● **SET PROBLEM**
Repeat the lines below exactly as they appear, but leave out the images.

════

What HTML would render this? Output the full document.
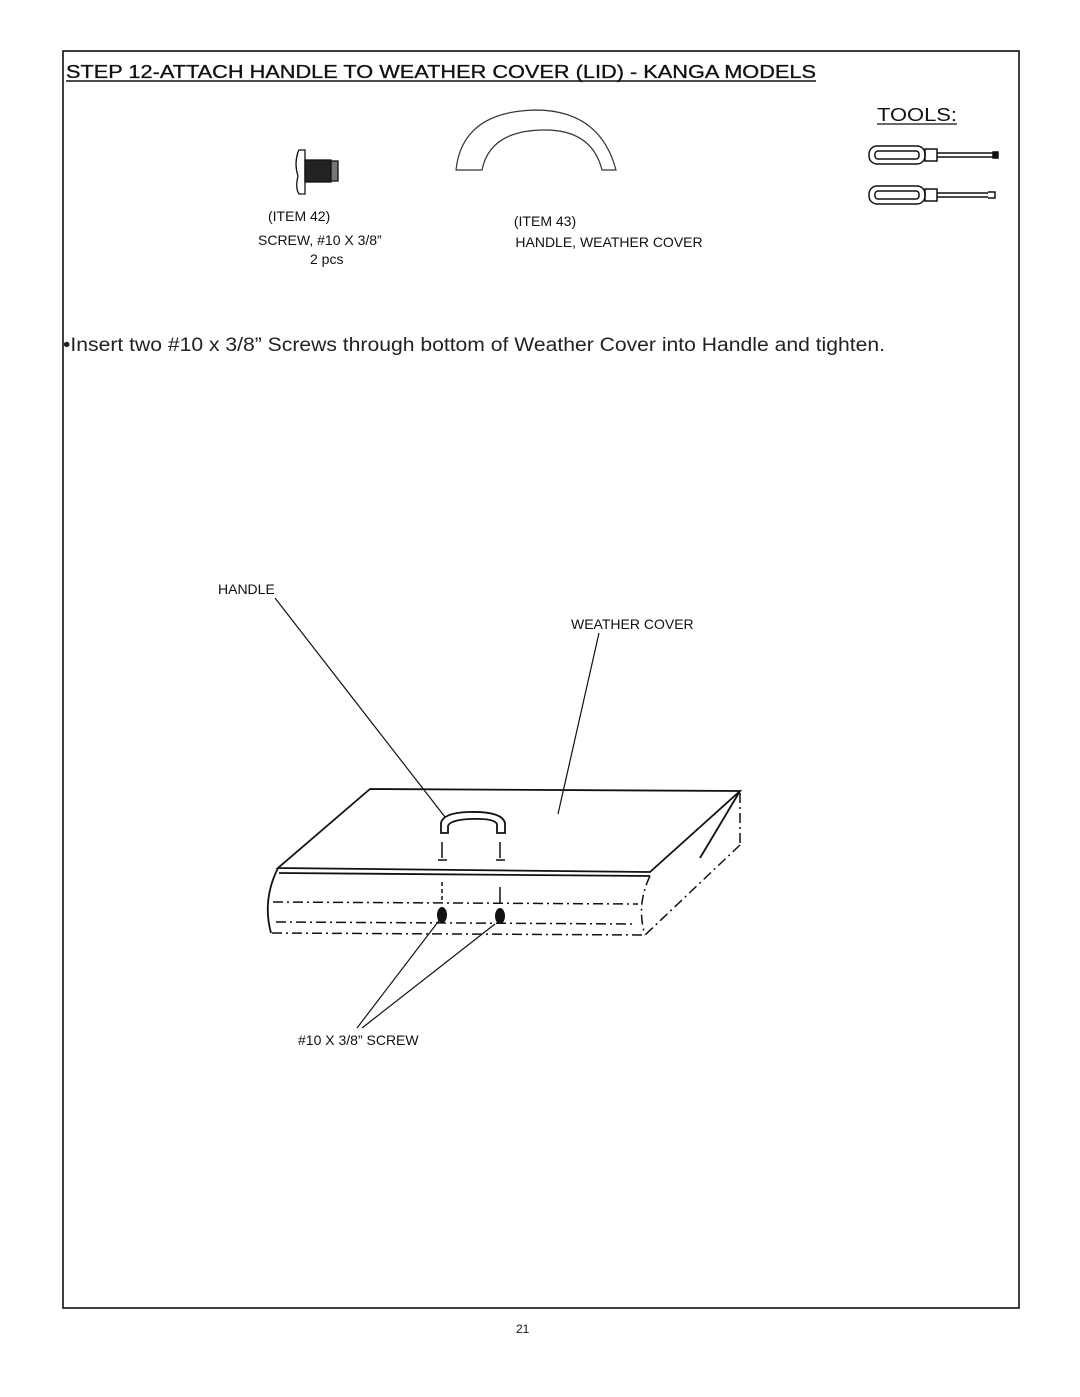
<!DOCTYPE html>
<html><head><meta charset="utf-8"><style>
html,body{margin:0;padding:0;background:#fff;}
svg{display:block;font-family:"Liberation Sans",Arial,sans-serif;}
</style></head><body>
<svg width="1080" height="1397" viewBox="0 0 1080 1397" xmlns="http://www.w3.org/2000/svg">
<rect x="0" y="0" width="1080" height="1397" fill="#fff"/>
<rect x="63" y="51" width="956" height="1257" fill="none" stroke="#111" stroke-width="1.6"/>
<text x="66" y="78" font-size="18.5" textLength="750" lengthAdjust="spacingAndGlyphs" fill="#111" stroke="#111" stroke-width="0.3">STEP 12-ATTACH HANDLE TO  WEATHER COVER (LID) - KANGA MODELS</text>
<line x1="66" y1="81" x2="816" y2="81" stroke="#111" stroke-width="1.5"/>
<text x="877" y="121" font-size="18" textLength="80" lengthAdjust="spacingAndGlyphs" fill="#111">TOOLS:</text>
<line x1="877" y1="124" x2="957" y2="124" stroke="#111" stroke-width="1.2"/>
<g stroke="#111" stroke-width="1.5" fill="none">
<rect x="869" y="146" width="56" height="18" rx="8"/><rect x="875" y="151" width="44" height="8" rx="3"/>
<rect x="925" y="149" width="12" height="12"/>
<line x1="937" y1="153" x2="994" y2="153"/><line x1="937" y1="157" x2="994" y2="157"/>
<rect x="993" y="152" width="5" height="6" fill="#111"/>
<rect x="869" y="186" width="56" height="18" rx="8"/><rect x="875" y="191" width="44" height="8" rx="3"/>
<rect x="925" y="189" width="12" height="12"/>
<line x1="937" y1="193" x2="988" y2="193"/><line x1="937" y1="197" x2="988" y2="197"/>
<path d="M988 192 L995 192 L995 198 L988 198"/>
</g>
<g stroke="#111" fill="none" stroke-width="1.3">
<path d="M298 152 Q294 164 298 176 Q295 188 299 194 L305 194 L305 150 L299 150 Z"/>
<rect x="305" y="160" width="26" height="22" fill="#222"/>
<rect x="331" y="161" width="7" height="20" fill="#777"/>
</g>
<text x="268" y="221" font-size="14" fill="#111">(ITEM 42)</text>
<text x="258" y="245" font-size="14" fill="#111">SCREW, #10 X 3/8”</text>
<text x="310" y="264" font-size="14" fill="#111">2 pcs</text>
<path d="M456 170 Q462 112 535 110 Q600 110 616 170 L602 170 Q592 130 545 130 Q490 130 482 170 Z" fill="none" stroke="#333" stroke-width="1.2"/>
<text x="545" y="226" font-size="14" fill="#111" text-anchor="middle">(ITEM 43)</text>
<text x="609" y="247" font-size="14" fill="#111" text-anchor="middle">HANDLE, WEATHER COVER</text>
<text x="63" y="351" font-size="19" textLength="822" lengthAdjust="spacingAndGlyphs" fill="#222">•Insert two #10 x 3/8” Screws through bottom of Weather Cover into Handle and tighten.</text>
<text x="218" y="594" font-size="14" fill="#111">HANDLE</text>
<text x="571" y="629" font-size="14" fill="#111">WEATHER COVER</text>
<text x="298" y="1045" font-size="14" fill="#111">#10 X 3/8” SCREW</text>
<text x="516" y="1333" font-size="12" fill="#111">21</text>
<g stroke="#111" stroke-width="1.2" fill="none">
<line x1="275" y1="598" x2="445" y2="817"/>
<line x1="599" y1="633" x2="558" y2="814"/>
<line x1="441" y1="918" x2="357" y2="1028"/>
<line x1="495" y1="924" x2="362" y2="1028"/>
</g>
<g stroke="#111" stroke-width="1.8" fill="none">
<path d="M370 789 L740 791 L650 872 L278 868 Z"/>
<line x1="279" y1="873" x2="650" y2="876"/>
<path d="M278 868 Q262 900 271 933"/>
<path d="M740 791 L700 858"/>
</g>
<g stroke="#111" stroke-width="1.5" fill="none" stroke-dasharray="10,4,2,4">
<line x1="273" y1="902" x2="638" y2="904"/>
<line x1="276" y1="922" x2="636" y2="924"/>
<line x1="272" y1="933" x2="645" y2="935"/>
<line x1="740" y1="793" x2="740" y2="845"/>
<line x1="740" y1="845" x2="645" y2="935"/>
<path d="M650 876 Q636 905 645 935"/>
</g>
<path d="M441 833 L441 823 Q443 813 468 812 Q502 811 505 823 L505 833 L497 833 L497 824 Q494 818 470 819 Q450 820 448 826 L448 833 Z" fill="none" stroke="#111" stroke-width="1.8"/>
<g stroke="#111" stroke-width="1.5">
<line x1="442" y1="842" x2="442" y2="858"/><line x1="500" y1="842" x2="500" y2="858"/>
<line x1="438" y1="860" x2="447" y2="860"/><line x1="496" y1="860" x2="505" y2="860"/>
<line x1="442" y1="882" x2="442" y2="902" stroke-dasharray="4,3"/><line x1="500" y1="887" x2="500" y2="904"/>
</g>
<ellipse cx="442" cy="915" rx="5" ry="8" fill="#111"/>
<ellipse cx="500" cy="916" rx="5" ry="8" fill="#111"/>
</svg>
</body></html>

════

● **CORRECT RESPONSE**
What HTML would render this? Output the full document.
<!DOCTYPE html>
<html><head><meta charset="utf-8"><style>
html,body{margin:0;padding:0;background:#fff;}
svg{display:block;font-family:"Liberation Sans",Arial,sans-serif;}
</style></head><body>
<svg width="1080" height="1397" viewBox="0 0 1080 1397" xmlns="http://www.w3.org/2000/svg">
<rect x="0" y="0" width="1080" height="1397" fill="#fff"/>
<rect x="63" y="51" width="956" height="1257" fill="none" stroke="#111" stroke-width="1.6"/>
<text x="66" y="78" font-size="18.5" textLength="750" lengthAdjust="spacingAndGlyphs" fill="#111" stroke="#111" stroke-width="0.3">STEP 12-ATTACH HANDLE TO  WEATHER COVER (LID) - KANGA MODELS</text>
<line x1="66" y1="81" x2="816" y2="81" stroke="#111" stroke-width="1.5"/>
<text x="877" y="121" font-size="18" textLength="80" lengthAdjust="spacingAndGlyphs" fill="#111">TOOLS:</text>
<line x1="877" y1="124" x2="957" y2="124" stroke="#111" stroke-width="1.2"/>
<g stroke="#111" stroke-width="1.5" fill="none">
<rect x="869" y="146" width="56" height="18" rx="8"/><rect x="875" y="151" width="44" height="8" rx="3"/>
<rect x="925" y="149" width="12" height="12"/>
<line x1="937" y1="153" x2="994" y2="153"/><line x1="937" y1="157" x2="994" y2="157"/>
<rect x="993" y="152" width="5" height="6" fill="#111"/>
<rect x="869" y="186" width="56" height="18" rx="8"/><rect x="875" y="191" width="44" height="8" rx="3"/>
<rect x="925" y="189" width="12" height="12"/>
<line x1="937" y1="193" x2="988" y2="193"/><line x1="937" y1="197" x2="988" y2="197"/>
<path d="M988 192 L995 192 L995 198 L988 198"/>
</g>
<g stroke="#111" fill="none" stroke-width="1.3">
<path d="M298 152 Q294 164 298 176 Q295 188 299 194 L305 194 L305 150 L299 150 Z"/>
<rect x="305" y="160" width="26" height="22" fill="#222"/>
<rect x="331" y="161" width="7" height="20" fill="#777"/>
</g>
<text x="268" y="221" font-size="14" fill="#111">(ITEM 42)</text>
<text x="258" y="245" font-size="14" fill="#111">SCREW, #10 X 3/8”</text>
<text x="310" y="264" font-size="14" fill="#111">2 pcs</text>
<path d="M456 170 Q462 112 535 110 Q600 110 616 170 L602 170 Q592 130 545 130 Q490 130 482 170 Z" fill="none" stroke="#333" stroke-width="1.2"/>
<text x="545" y="226" font-size="14" fill="#111" text-anchor="middle">(ITEM 43)</text>
<text x="609" y="247" font-size="14" fill="#111" text-anchor="middle">HANDLE, WEATHER COVER</text>
<text x="63" y="351" font-size="19" textLength="822" lengthAdjust="spacingAndGlyphs" fill="#222">•Insert two #10 x 3/8” Screws through bottom of Weather Cover into Handle and tighten.</text>
<text x="218" y="594" font-size="14" fill="#111">HANDLE</text>
<text x="571" y="629" font-size="14" fill="#111">WEATHER COVER</text>
<text x="298" y="1045" font-size="14" fill="#111">#10 X 3/8” SCREW</text>
<text x="516" y="1333" font-size="12" fill="#111">21</text>
<g stroke="#111" stroke-width="1.2" fill="none">
<line x1="275" y1="598" x2="445" y2="817"/>
<line x1="599" y1="633" x2="558" y2="814"/>
<line x1="441" y1="918" x2="357" y2="1028"/>
<line x1="495" y1="924" x2="362" y2="1028"/>
</g>
<g stroke="#111" stroke-width="1.8" fill="none">
<path d="M370 789 L740 791 L650 872 L278 868 Z"/>
<line x1="279" y1="873" x2="650" y2="876"/>
<path d="M278 868 Q262 900 271 933"/>
<path d="M740 791 L700 858"/>
</g>
<g stroke="#111" stroke-width="1.5" fill="none" stroke-dasharray="10,4,2,4">
<line x1="273" y1="902" x2="638" y2="904"/>
<line x1="276" y1="922" x2="636" y2="924"/>
<line x1="272" y1="933" x2="645" y2="935"/>
<line x1="740" y1="793" x2="740" y2="845"/>
<line x1="740" y1="845" x2="645" y2="935"/>
<path d="M650 876 Q636 905 645 935"/>
</g>
<path d="M441 833 L441 823 Q443 813 468 812 Q502 811 505 823 L505 833 L497 833 L497 824 Q494 818 470 819 Q450 820 448 826 L448 833 Z" fill="none" stroke="#111" stroke-width="1.8"/>
<g stroke="#111" stroke-width="1.5">
<line x1="442" y1="842" x2="442" y2="858"/><line x1="500" y1="842" x2="500" y2="858"/>
<line x1="438" y1="860" x2="447" y2="860"/><line x1="496" y1="860" x2="505" y2="860"/>
<line x1="442" y1="882" x2="442" y2="902" stroke-dasharray="4,3"/><line x1="500" y1="887" x2="500" y2="904"/>
</g>
<ellipse cx="442" cy="915" rx="5" ry="8" fill="#111"/>
<ellipse cx="500" cy="916" rx="5" ry="8" fill="#111"/>
</svg>
</body></html>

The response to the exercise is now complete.